| Goal of the exercise |
Give back the full listing, character for character, with no pictures.

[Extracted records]

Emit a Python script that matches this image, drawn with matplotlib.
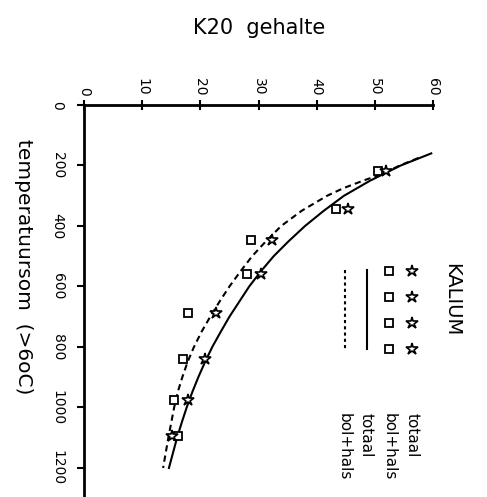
# K2O content against temperature sum, drawn rotated a quarter turn
# (temperature runs downward, K2O to the right), like the scanned figure.

import matplotlib
matplotlib.use("Agg")
import matplotlib.pyplot as plt

plt.rcParams["font.family"] = ["DejaVu Sans"]

# ---- data ----
temp_sum = [218, 343, 447, 559, 687, 841, 976, 1095]
k2o_totaal = [51.9, 45.4, 32.3, 30.4, 22.7, 20.8, 17.9, 15.1]
k2o_bolhals = [50.5, 43.4, 28.7, 28.1, 17.8, 17.0, 15.5, 16.2]

# fitted curves
fit_totaal_t = [160, 200, 250, 300, 350, 400, 450, 500, 550, 600, 650, 700, 750,
                800, 850, 900, 950, 1000, 1050, 1100, 1150, 1200]
fit_totaal_k = [59.7, 54.45, 49.2, 44.7, 41.2, 38.0, 35.2, 32.6, 30.4, 28.4, 26.7, 25.0, 23.5,
                22.05, 20.8, 19.65, 18.6, 17.65, 16.8, 16.0, 15.3, 14.6]
fit_bolhals_t = [175, 200, 230, 250, 275, 300, 350, 400, 450, 500, 550, 600, 650, 700, 750,
                 800, 850, 900, 950, 1000, 1050, 1100, 1150, 1200]
fit_bolhals_k = [57.5, 54.3, 51.0, 48.0, 44.6, 41.8, 37.4, 33.9, 31.3, 28.9, 26.9, 25.0, 23.3,
                 21.7, 20.2, 18.9, 17.8, 16.9, 16.1, 15.5, 15.0, 14.5, 14.05, 13.6]

k_ticks = [0, 10, 20, 30, 40, 50, 60]
t_ticks = [0, 200, 400, 600, 800, 1000, 1200]
legend_labels = ["totaal", "bol+hals", "totaal", "bol+hals"]

W, H = 487, 497
fig = plt.figure(figsize=(W / 100, H / 100), dpi=100)
ax = fig.add_axes([84 / W, 0, 349 / W, (H - 105) / H])

ax.plot(fit_totaal_k, fit_totaal_t, color="black", lw=1.5, zorder=2)
ax.plot(fit_bolhals_k, fit_bolhals_t, color="black", lw=1.5, ls=(0, (3, 2)), zorder=2)
ax.plot(k2o_bolhals, temp_sum, ls="none", marker="s", ms=6, mfc="white",
        mec="black", mew=1.3, zorder=3)
ax.plot(k2o_totaal, temp_sum, ls="none", marker="*", ms=9, mfc="white",
        mec="black", mew=1.2, zorder=4)

ax.set_xlim(0, 60)
ax.set_ylim(1296, 0)
ax.set_xticks(k_ticks)
ax.set_yticks(t_ticks)
ax.xaxis.tick_top()
ax.tick_params(axis="x", direction="inout", length=7, width=1.5, pad=3, labelsize=10,
               labelrotation=270)
ax.tick_params(axis="y", direction="out", length=5, width=1.5, pad=9, labelsize=10,
               labelrotation=270)
for lab in ax.get_yticklabels():
    lab.set_verticalalignment("center")
for side in ["right", "bottom"]:
    ax.spines[side].set_visible(False)
for side in ["top", "left"]:
    ax.spines[side].set_linewidth(2)

fig.text(259 / W, 1 - 28 / H, "K20  gehalte", fontsize=15, ha="center", va="center")
fig.text(23 / W, 1 - 267 / H, "temperatuursom  (>6oC)", fontsize=14.5,
         rotation=270, ha="center", va="center")

# hand-made legend, rotated with the chart
def fx(px):
    return (px - 84) / 349

def fy(py):
    return (H - py) / (H - 105)

rows_y = [271, 297, 323, 349]
ax.plot([fx(412)] * 4, [fy(y) for y in rows_y], ls="none", marker="*", ms=9,
        mfc="white", mec="black", mew=1.2, transform=ax.transAxes, clip_on=False)
ax.plot([fx(389)] * 4, [fy(y) for y in rows_y], ls="none", marker="s", ms=6,
        mfc="white", mec="black", mew=1.3, transform=ax.transAxes, clip_on=False)
ax.plot([fx(367)] * 2, [fy(270), fy(349)], color="black", lw=1.5,
        transform=ax.transAxes, clip_on=False)
ax.plot([fx(345)] * 2, [fy(270), fy(350)], color="black", lw=1.5, ls=(0, (1.5, 1.5)),
        transform=ax.transAxes, clip_on=False)
for px, lab in zip([412, 389, 366, 344], legend_labels):
    ax.text(fx(px), fy(413), lab, fontsize=11, rotation=270, ha="center", va="top",
            transform=ax.transAxes)
ax.text(fx(452), fy(300), "KALIUM", fontsize=14, rotation=270, ha="center", va="center",
        transform=ax.transAxes)

fig.savefig("out.png", dpi=100)
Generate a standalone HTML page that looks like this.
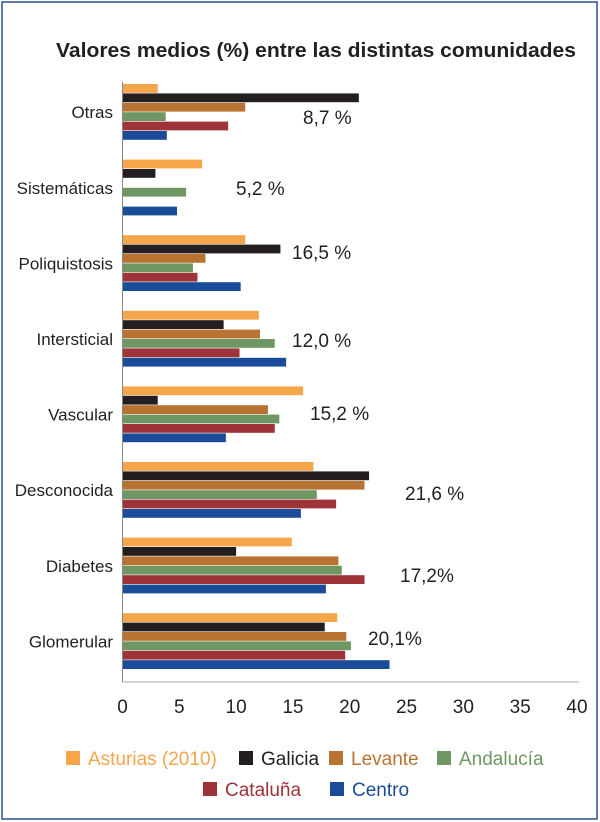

| Worked answer |
Emit a Python script that matches this image, drawn with matplotlib.
# K2O content against temperature sum, drawn rotated a quarter turn
# (temperature runs downward, K2O to the right), like the scanned figure.

import matplotlib
matplotlib.use("Agg")
import matplotlib.pyplot as plt

plt.rcParams["font.family"] = ["DejaVu Sans"]

# ---- data ----
temp_sum = [218, 343, 447, 559, 687, 841, 976, 1095]
k2o_totaal = [51.9, 45.4, 32.3, 30.4, 22.7, 20.8, 17.9, 15.1]
k2o_bolhals = [50.5, 43.4, 28.7, 28.1, 17.8, 17.0, 15.5, 16.2]

# fitted curves
fit_totaal_t = [160, 200, 250, 300, 350, 400, 450, 500, 550, 600, 650, 700, 750,
                800, 850, 900, 950, 1000, 1050, 1100, 1150, 1200]
fit_totaal_k = [59.7, 54.45, 49.2, 44.7, 41.2, 38.0, 35.2, 32.6, 30.4, 28.4, 26.7, 25.0, 23.5,
                22.05, 20.8, 19.65, 18.6, 17.65, 16.8, 16.0, 15.3, 14.6]
fit_bolhals_t = [175, 200, 230, 250, 275, 300, 350, 400, 450, 500, 550, 600, 650, 700, 750,
                 800, 850, 900, 950, 1000, 1050, 1100, 1150, 1200]
fit_bolhals_k = [57.5, 54.3, 51.0, 48.0, 44.6, 41.8, 37.4, 33.9, 31.3, 28.9, 26.9, 25.0, 23.3,
                 21.7, 20.2, 18.9, 17.8, 16.9, 16.1, 15.5, 15.0, 14.5, 14.05, 13.6]

k_ticks = [0, 10, 20, 30, 40, 50, 60]
t_ticks = [0, 200, 400, 600, 800, 1000, 1200]
legend_labels = ["totaal", "bol+hals", "totaal", "bol+hals"]

W, H = 487, 497
fig = plt.figure(figsize=(W / 100, H / 100), dpi=100)
ax = fig.add_axes([84 / W, 0, 349 / W, (H - 105) / H])

ax.plot(fit_totaal_k, fit_totaal_t, color="black", lw=1.5, zorder=2)
ax.plot(fit_bolhals_k, fit_bolhals_t, color="black", lw=1.5, ls=(0, (3, 2)), zorder=2)
ax.plot(k2o_bolhals, temp_sum, ls="none", marker="s", ms=6, mfc="white",
        mec="black", mew=1.3, zorder=3)
ax.plot(k2o_totaal, temp_sum, ls="none", marker="*", ms=9, mfc="white",
        mec="black", mew=1.2, zorder=4)

ax.set_xlim(0, 60)
ax.set_ylim(1296, 0)
ax.set_xticks(k_ticks)
ax.set_yticks(t_ticks)
ax.xaxis.tick_top()
ax.tick_params(axis="x", direction="inout", length=7, width=1.5, pad=3, labelsize=10,
               labelrotation=270)
ax.tick_params(axis="y", direction="out", length=5, width=1.5, pad=9, labelsize=10,
               labelrotation=270)
for lab in ax.get_yticklabels():
    lab.set_verticalalignment("center")
for side in ["right", "bottom"]:
    ax.spines[side].set_visible(False)
for side in ["top", "left"]:
    ax.spines[side].set_linewidth(2)

fig.text(259 / W, 1 - 28 / H, "K20  gehalte", fontsize=15, ha="center", va="center")
fig.text(23 / W, 1 - 267 / H, "temperatuursom  (>6oC)", fontsize=14.5,
         rotation=270, ha="center", va="center")

# hand-made legend, rotated with the chart
def fx(px):
    return (px - 84) / 349

def fy(py):
    return (H - py) / (H - 105)

rows_y = [271, 297, 323, 349]
ax.plot([fx(412)] * 4, [fy(y) for y in rows_y], ls="none", marker="*", ms=9,
        mfc="white", mec="black", mew=1.2, transform=ax.transAxes, clip_on=False)
ax.plot([fx(389)] * 4, [fy(y) for y in rows_y], ls="none", marker="s", ms=6,
        mfc="white", mec="black", mew=1.3, transform=ax.transAxes, clip_on=False)
ax.plot([fx(367)] * 2, [fy(270), fy(349)], color="black", lw=1.5,
        transform=ax.transAxes, clip_on=False)
ax.plot([fx(345)] * 2, [fy(270), fy(350)], color="black", lw=1.5, ls=(0, (1.5, 1.5)),
        transform=ax.transAxes, clip_on=False)
for px, lab in zip([412, 389, 366, 344], legend_labels):
    ax.text(fx(px), fy(413), lab, fontsize=11, rotation=270, ha="center", va="top",
            transform=ax.transAxes)
ax.text(fx(452), fy(300), "KALIUM", fontsize=14, rotation=270, ha="center", va="center",
        transform=ax.transAxes)

fig.savefig("out.png", dpi=100)
Generate a standalone HTML page that looks like this.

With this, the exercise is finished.